I understand a bit what you’re going through. I can’t say that my life is normal either. Sure it is mostly do to circumstances beyond my control, while some of it stems from my own fault. I can’t help but dwell over my past sometimes. I also have that part of the schizoaffective that is bipolar disorder. (My moods are erratic and people can mistake me for being emo. I’m a fairly positive person since 2015, but overall my life my mood swings would be sad, apathetic, anger to frustration with a few cycles of manic sprinkled inbetween. Depression being the predominant phase that leads me into inactivity before 2016.) Depression is that overwhelming enemy that won’t relent. It leads to much fear, anxiety & stress. It makes me instable and feeling useless or empty. It also inspires and motivates me to push forward to accomplishing something with my life (odd enough). So like you, I’ve hit many rock bottoms only to find out that pit seems bottomless. It is in this phase you’ve got to realize that despair is a bottomless pit. Yet to be a pit it must still have walls. Meaning there is opportuniy to climb out of it.
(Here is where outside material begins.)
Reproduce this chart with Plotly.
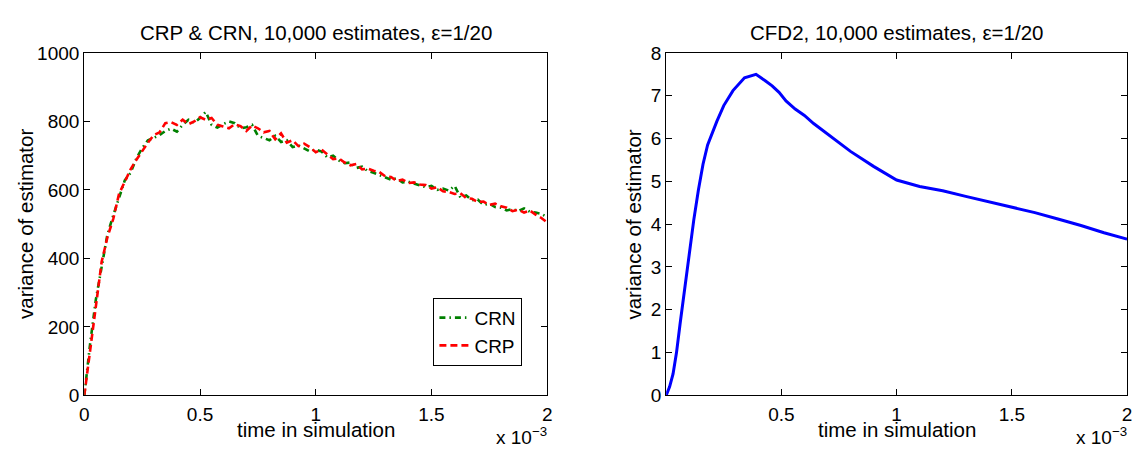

I understand somewhat how you feel. I learned who I am. Know who I am. So this brings about assumptions and expectations. Maybe it is from pride or ego. When this assumption are dashed or expectations aren’t met then I feel disappointed or a failure. (Sometimes though it is because I was delusional.) You just need to cope with it and accept it. Acceptance is the answer, but contention is not always a good companion. So when you accept it then push forward with tenacity & determination. Consistency will bring forth ambition and then Success. I hope you understood what I said.

YKH,

Your isolation is self-constructed.
The lock and the keys are in your hand.
Your arrogance poses as superiority, but is fear of intimacy and connection, for fear that if anyone got close enough they’d judge you as less than you think you are.
So in order for you to preserve your self-perception, you differentiate yourself on any and every level you can so that their judgments would mean nothing to you if they were to pierce your isolation barrier and get close enough to deliver such a potentially fatal blow.
You are afraid of being deemed as inadequate, and so you hide within a shell of ultimate superiority, distance everyone from knowing the real you, only offer advice to them and “give” to them, but truly are just preventing them from being close AND proving your superiority by not needing them and being able to offer them something in return.
At the end of the day, you will have to face that fear. You will have to let others in. You will have to deconstruct your own superiority complex and look for similarities and connection rather than comparisons and self-elevation.
It will be scary, and you will risk what you most fear to expose, but as you’re experiencing, isolation is slow suffocation – better a life risked to escape this cage than to slowly die within it, alone.